How often do minimum wage rates change?
Annually, following the Fair Work Commission's June decision with implementation from 1 July. Occasionally, awards are varied at other times for specific reasons, but the major wage updates occur once per year.
Can I reduce an employee's pay if their duties change?
Only with the employee's written agreement and only if the new pay still meets or exceeds the award rate for the employee's new classification. Unilateral pay reductions breach employment contracts and minimum wage laws. If duties change to a lower classification, you can pay the lower classification rate going forward, but you cannot reduce below the applicable award minimum.
What if an employee agrees to work for below award rates?

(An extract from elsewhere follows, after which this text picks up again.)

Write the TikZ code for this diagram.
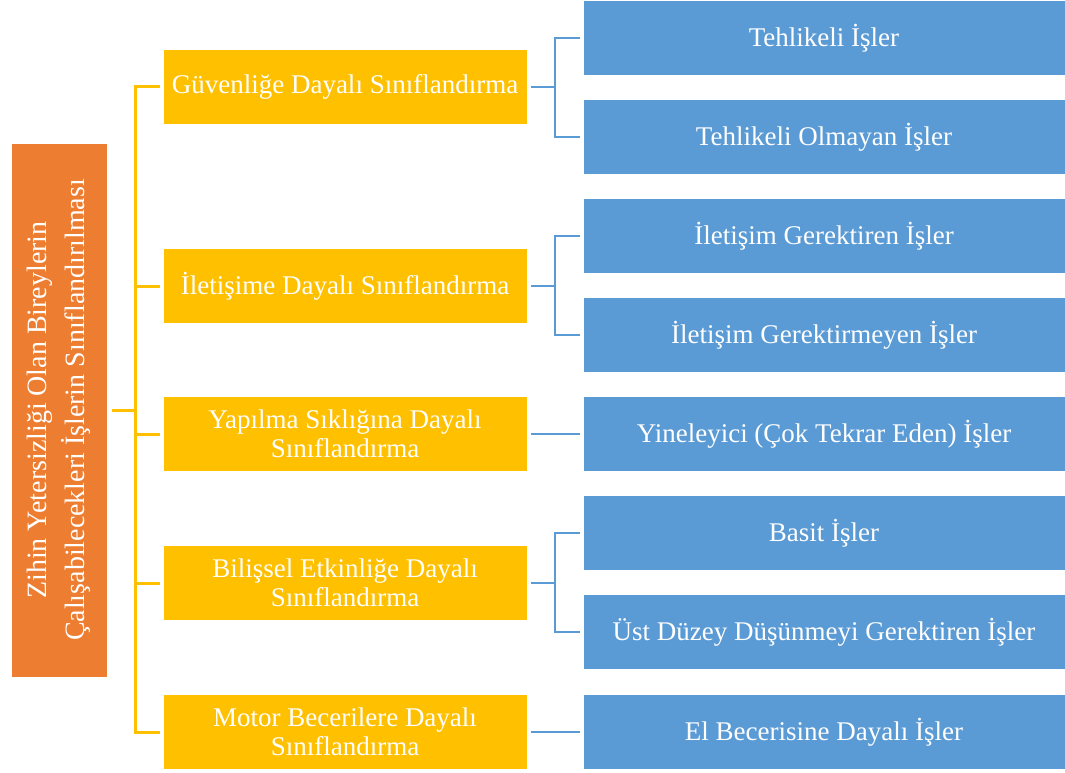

Such agreements are unenforceable. Award minimum rates are exactly that - minimums that cannot be contracted out of regardless of employee agreement. The employee can subsequently claim full award entitlements plus penalties, and you face Fair Work penalties for the underpayment even though the employee agreed.
Ensuring your business pays employees correctly requires understanding provisions, maintaining detailed records, and keeping current with annual wage adjustments. Scale Suite provides professional payroll services that handle these obligations without requiring you to build internal expertise. We handle professional payroll setup and ongoing processing, ensuring wages calculate correctly with all penalty rates and allowances applied.
The combination of correct initial setup, ongoing expert payroll processing, and regular compliance verification creates substantial protection against wage underpayment risks that can threaten business viability.
We review and update our articles periodically. At the time of writing in February 2026, this information was assessed as current according to Fair Work Commission requirements. Minimum wage rates, penalty percentages, and allowances are subject to annual review and variation. Employers must verify current rates applicable to their specific circumstances using official Fair Work resources before calculating employee wages.